Field’s debut film, Sally in Our Alley does stand out from the rest. If it’s the best film here, it’s also the least typical. There are jokes and songs in it, but it’s neither a comedy nor a musical. It’s also a period piece (set just after the end of the Great War) and a romance. It’s also a little grittier than the rest, giving the set its PG certificate due to its “mild violence”. The Fields persona was not quite in place, with interesting results. This is a film that deserves feminist attention, as it emphasises female solidarity – Sally (Fields) takes into her home Florrie (Florence Desmond), a downtrodden young woman beaten by her husband. There’s a strikingly dark scene where Sally goads Florrie into smashing the crockery in the house. The director was Maurice Elvey, best known nowadays as Britain’s most prolific director and tending to be dismissed as a hack. But he was proud of this film, and rightly so. Technically it’s primitive, from the early-talkie soundtrack to the obvious alley set. But there’s some invention going on here: note how Elvey sets up the story in just two long-held shots (barring a couple of brief inserts). But ultimately this is a romance, a story of lovers parted by the War, and you may well have a lump in your throat during the final scene where Fields sings her famous song “Sally”.
World War II broke out as Fields was recovering from her illness, and she devoted the next few years supporting the war effort. She made a few films in the Forties, but her great period of stardom was over, though she continued to perform in theatres to capacity audiences right up to her death in 1979.
Optimum’s Gracie Fields Collection is a box set comprising three dual-layered discs containing two films each and one single-layered disc with just one. All the DVDs are encoded for Region 2 only. The films are as follows:
Sally in Our Alley (1931) (70:35)
Looking on the Bright Side (1932) (78:10)
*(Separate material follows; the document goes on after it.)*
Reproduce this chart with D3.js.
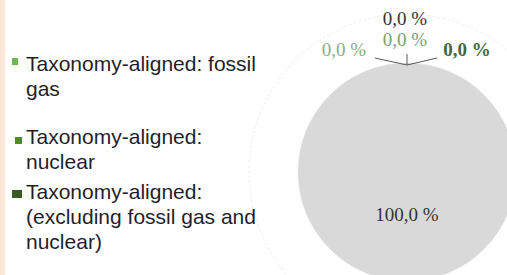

Love, Life & Laughter (1933) (81:23)
Sing As We Go (1934) (74:41)
Queen of Hearts (1936) (76:09)
Look Up and Laugh (1935) (74:43)
The Show Goes On (1937) (85:31)
All of the films were made in black and white and are transferred in a ratio of 1.33:1.. Sally in Our Alley, was made before the adoption of Academy Ratio as standard, so should be in the early-talkie ratio of 1.2:1 and is slightly cropped at the top and bottom. Given that these films are all over seventy years old, they are in very good condition. Sally in Our Alley is a little soft, and Love, Life & Laughter in particular is over-contrasty and dupey-looking. Throughout the set there are minor scratches and speckles here and there, but picture quality is quite acceptable. There is one screengrab from each film, in the order above.
If nothing else, this box set demonstrates the advances in film sound technology during the 1930s. The oldest films have typical early-talkie soundtracks, with distinctly limited dynamic range. The top end can sound harsh, which does Fields’s soprano no favours. There’s also very little bottom end. Compare the sound of applause in stage scenes in Looking on the Bright Side to that in similar scenes in The Show Goes On: the former sounds like crackling sticks on a bonfire, while the latter sounds much fuller and more natural. All the soundtracks are in mono, naturally, and some crackle and hiss is inevitable and adds to the period charm.
There are no subtitles on any of the films. This appears to be Optimum’s policy for their English-language DVDs and its to be regretted, particularly so when you consider that a large part of the audience for a box set like this will be quite elderly. Nor are there any extras at all.
Gracie Fields was a major star in a society that is long gone, and it’s easier to send her up than it is to take her seriously. While none of the films in this set are great, some of them do deserve more attention. Existing fans will not need an excuse to buy this, though the lack of subtitles is always a bad move and particularly so here.